Jesus did some really amazing things in his life and ministry. Do you remember some of them? (multiplying food, walking on water, healing people from diseases, raising people from the dead, loving and welcoming people who were hated by others or left out, challenging powerful people to change their ways…)

And Jesus tells his disciples that with the power of the Holy Spirit in our lives, we will do even greater things than he did! Through the Spirit, God has blessed us with many different gifts to share, with hearts to love, and with voices and hands and bodies to use to share God’s love.

Now, I know for sure that I can’t do greater things than Jesus did all by myself.

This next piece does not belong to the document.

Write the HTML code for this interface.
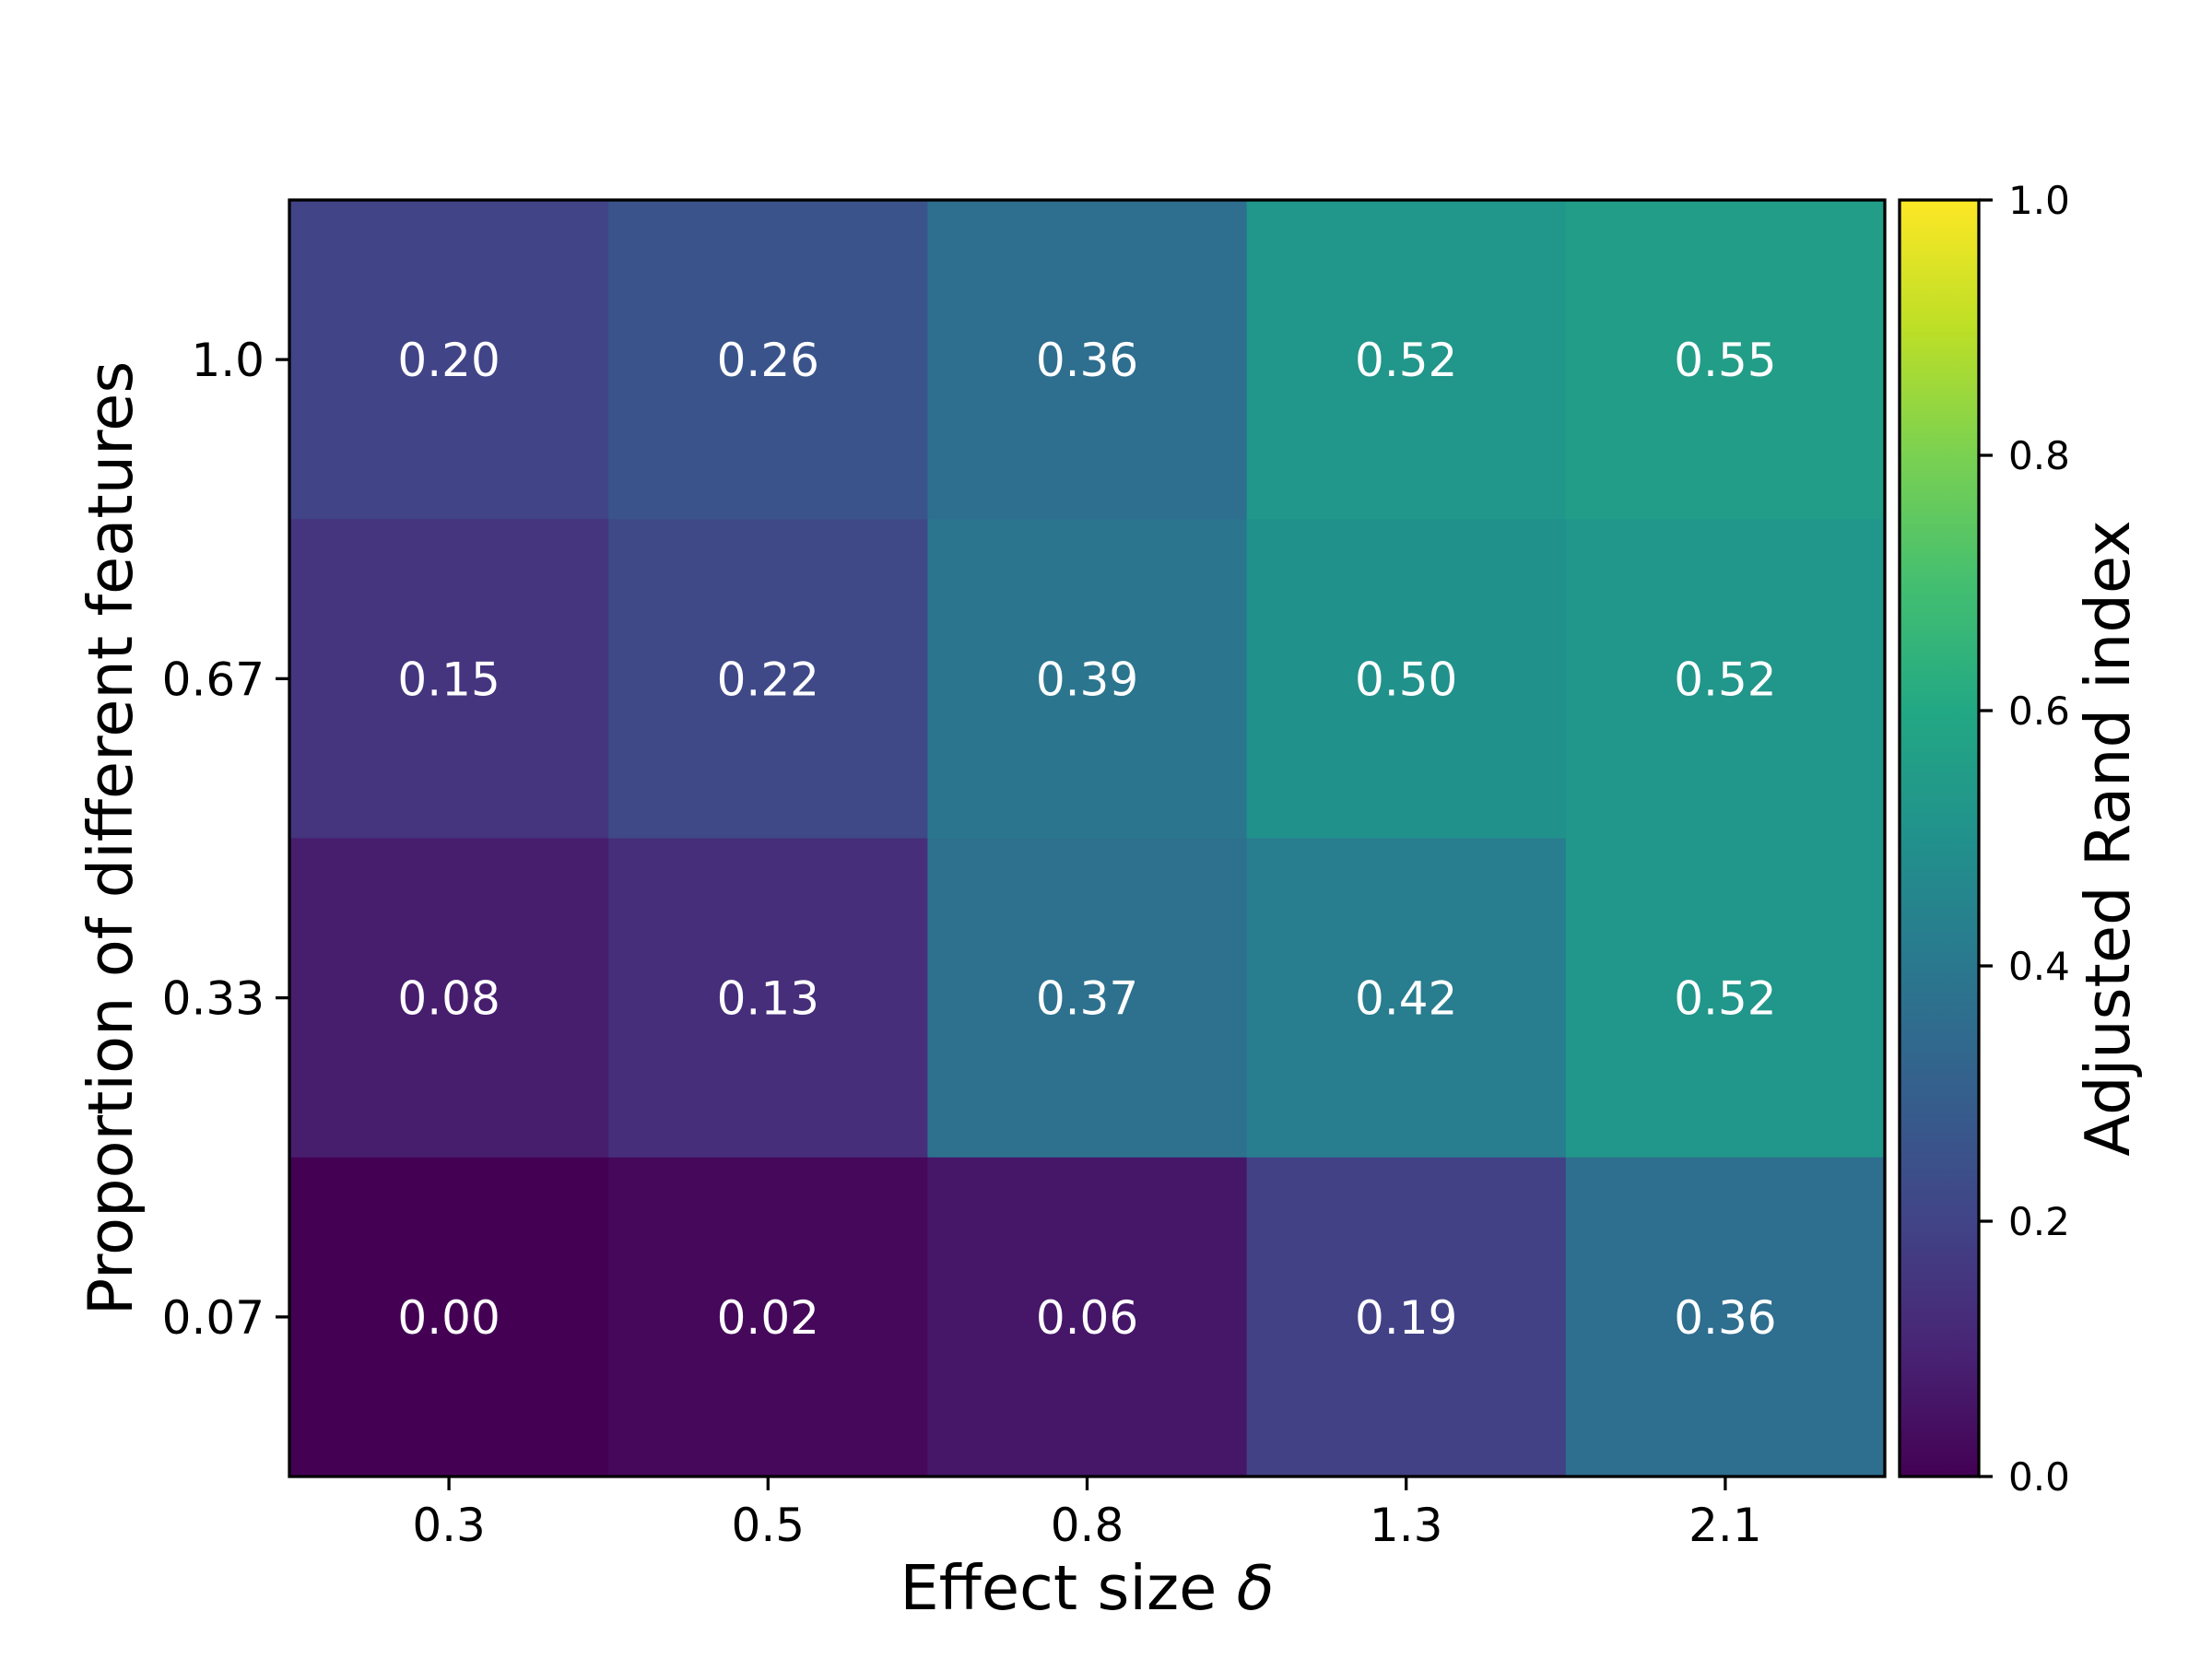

I do have a few gifts and I’m good at some stuff, but I’m no Jesus! You probably feel the same way I do. You can’t imagine doing the kinds of things that Jesus did.

But Jesus didn’t ask his followers to do miracles on their own. He called them together into communities of faith and love, and he gifted us with the Holy Spirit so that TOGETHER as the CHURCH we can do even greater things than he did.

And I don’t just mean First Presbyterian Church, or The Presbyterian Church in Canada. I mean the whole church, including all Christians all across Canada and around the world. Together, with the Spirit’s help we can tell the good news about Jesus to all people, and share food with the hungry, and heal and help people who are sick, and work for peace and justice for everyone, and care for Creation, and bring hope and joy to the world.

During the Easter school break, some of our youth spent some pretty intense time together at the church. They used their gifts, time, and talent to do a pretty great thing in the basement under the sanctuary. They painted the walls and added a colourful mural to brighten the space for the 12-step groups that use that room almost every day of the week.

And they also spent time with me and Sumi delving deeply into their faith and exploring what it means to be a member of the church. It doesn’t mean that these young people know everything there is to know about God, Jesus, the Holy Spirit or the church. None of us do!

But like many of older folks here today, they’ve decided that following Jesus with their lives is something they want to do, and becoming professing members of the church is an important step on that journey.

I have no doubt that these young people are all going to do great things in their lives of faith. Individually, they won’t be as great as Jesus. But together with each other, with First Church, and with the church throughout the world… And with the power of the Holy Spirit, I trust Jesus’ promise that they will do even greater things.